Why would only a "portion" of the development be included in the "permitted quantity" when it is known that the "available water would only support three-fourths of the estimated demand . . . if that is the only new demand on the system"? In all likelihood, the Heritage Green project will not be the only new demand on the system. . . . Therefore, in light of the recent findings by the Maryland Geological Survey (June 2005), will the state re-evaluate the permits that were issued in 1995 and 1998?

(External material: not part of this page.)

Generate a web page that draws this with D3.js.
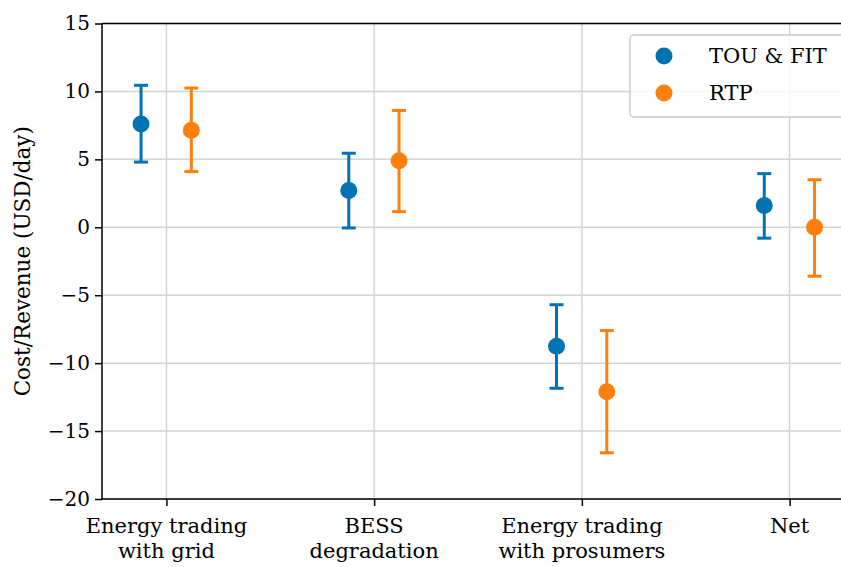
<!DOCTYPE html>
<html><head><meta charset="utf-8">
<script src="https://cdn.jsdelivr.net/npm/d3@7"></script>
<style>body{margin:0;background:#fff}svg{display:block}</style>
</head><body>
<script>
const categories = ["Energy trading\nwith grid", "BESS\ndegradation", "Energy trading\nwith prosumers", "Net"];
const seriesNames = ["TOU & FIT", "RTP"];
const touMean = [7.6, 2.7, -8.75, 1.6];
const touLow  = [4.8, -0.05, -11.85, -0.8];
const touHigh = [10.45, 5.45, -5.7, 3.95];
const rtpMean = [7.15, 4.9, -12.1, 0.0];
const rtpLow  = [4.1, 1.15, -16.6, -3.6];
const rtpHigh = [10.25, 8.6, -7.6, 3.5];
const yTicks = [-20, -15, -10, -5, 0, 5, 10, 15];
const colors = ["#0173b2", "#ff7f0e"];

(function () {
const W = 841, H = 567;
const FONT = "'DejaVu Serif', serif";
const svg = d3.select("body").append("svg").attr("width", W).attr("height", H);
const pL = 102, pT = 23.5, pB = 499, pR = 854;

const x = d3.scaleLinear().domain([-0.31, 3.31]).range([pL, pR]);
const y = d3.scaleLinear().domain([-20, 15]).range([pB, pT]);

const g = svg.append("g");
g.selectAll(".gy").data(yTicks).enter().append("line")
  .attr("x1", pL).attr("x2", pR).attr("y1", d => y(d)).attr("y2", d => y(d))
  .attr("stroke", "#d4d4d4").attr("stroke-width", 1.5);
g.selectAll(".gx").data(categories).enter().append("line")
  .attr("x1", (d, i) => x(i)).attr("x2", (d, i) => x(i)).attr("y1", pT).attr("y2", pB)
  .attr("stroke", "#d4d4d4").attr("stroke-width", 1.5);

const yAxis = d3.axisLeft(y).tickValues(yTicks).tickSize(7).tickPadding(5);
const ya = svg.append("g").attr("transform", `translate(${pL},0)`).call(yAxis);
const xAxis = d3.axisBottom(x).tickValues(d3.range(categories.length)).tickSize(7).tickFormat(() => "");
const xa = svg.append("g").attr("transform", `translate(0,${pB})`).call(xAxis);
[ya, xa].forEach(a => {
  a.select(".domain").remove();
  a.selectAll(".tick line").attr("stroke", "#000").attr("stroke-width", 1.5);
});
ya.selectAll(".tick text").attr("font-family", FONT).attr("font-size", 20).attr("fill", "#000");
svg.append("line").attr("x1", pL).attr("x2", pL).attr("y1", pT).attr("y2", pB).attr("stroke", "#000").attr("stroke-width", 1.5);
svg.append("line").attr("x1", pL).attr("x2", pR).attr("y1", pB).attr("y2", pB).attr("stroke", "#000").attr("stroke-width", 1.5);
svg.append("line").attr("x1", pL).attr("x2", pR).attr("y1", pT).attr("y2", pT).attr("stroke", "#000").attr("stroke-width", 1.5);

categories.forEach((c, i) => {
  const lines = c.split("\n");
  const t = svg.append("text").attr("font-family", FONT).attr("font-size", 21).attr("text-anchor", "middle").attr("fill", "#000");
  lines.forEach((l, j) => t.append("tspan").attr("x", x(i)).attr("y", 533 + j * 25).text(l));
});

svg.append("text").attr("transform", `translate(30,${(pT + pB) / 2}) rotate(-90)`)
  .attr("text-anchor", "middle").attr("font-family", FONT).attr("font-size", 21.5).attr("fill", "#000")
  .text("Cost/Revenue (USD/day)");

const series = [
  {mean: touMean, lo: touLow, hi: touHigh, off: -0.122},
  {mean: rtpMean, lo: rtpLow, hi: rtpHigh, off: 0.12}
];
series.forEach((s, si) => {
  const gg = svg.append("g");
  s.mean.forEach((m, i) => {
    const cx = x(i + s.off);
    gg.append("line").attr("x1", cx).attr("x2", cx).attr("y1", y(s.lo[i])).attr("y2", y(s.hi[i]))
      .attr("stroke", colors[si]).attr("stroke-width", 3);
    [s.lo[i], s.hi[i]].forEach(v => gg.append("line").attr("x1", cx - 7).attr("x2", cx + 7)
      .attr("y1", y(v)).attr("y2", y(v)).attr("stroke", colors[si]).attr("stroke-width", 3));
    gg.append("circle").attr("cx", cx).attr("cy", y(m)).attr("r", 8.5).attr("fill", colors[si]);
  });
});

const lg = svg.append("g");
lg.append("rect").attr("x", 630).attr("y", 35).attr("width", 214).attr("height", 82).attr("rx", 4)
  .attr("fill", "rgba(255,255,255,0.8)").attr("stroke", "#cccccc").attr("stroke-width", 1.5);
seriesNames.forEach((n, i) => {
  const yy = 56 + i * 37;
  lg.append("circle").attr("cx", 664).attr("cy", yy).attr("r", 8.5).attr("fill", colors[i]);
  lg.append("text").attr("x", 709).attr("y", yy + 7).attr("font-family", FONT).attr("font-size", 21).attr("fill", "#000").text(n);
});
})();
</script>
</body></html>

Furthermore, inasmuch as the state has the responsibility for ensuring that water supplies are adequate for everyone, will the state compensate homeowners with private wells if they lose their water supply as a result of continuing drawdowns of the aquifers by subdivisions that have been granted water appropriation and use permits by the state? If the state issues these permits with the knowledge that the aquifers are in jeopardy, why should homeowners with private wells be forced to install deeper wells, at considerable cost, because of rampant, unregulated development, which is the primary cause of aquifer depletion? Shouldn't the state be more stringent regarding the issuance of Water Appropriation and Use Permits, ensuring that water capacity would not be adversely affected for current residents? More important, shouldn't water supply capacity be considered before approval of Water Appropriation and Use Permits?
These are questions that affect thousands of citizens in Charles County, as well as citizens of Calvert and St. Mary's counties. I must emphasize that this situation could adversely affect real estate values and consequently the economy of Charles County and possibly all of Southern Maryland.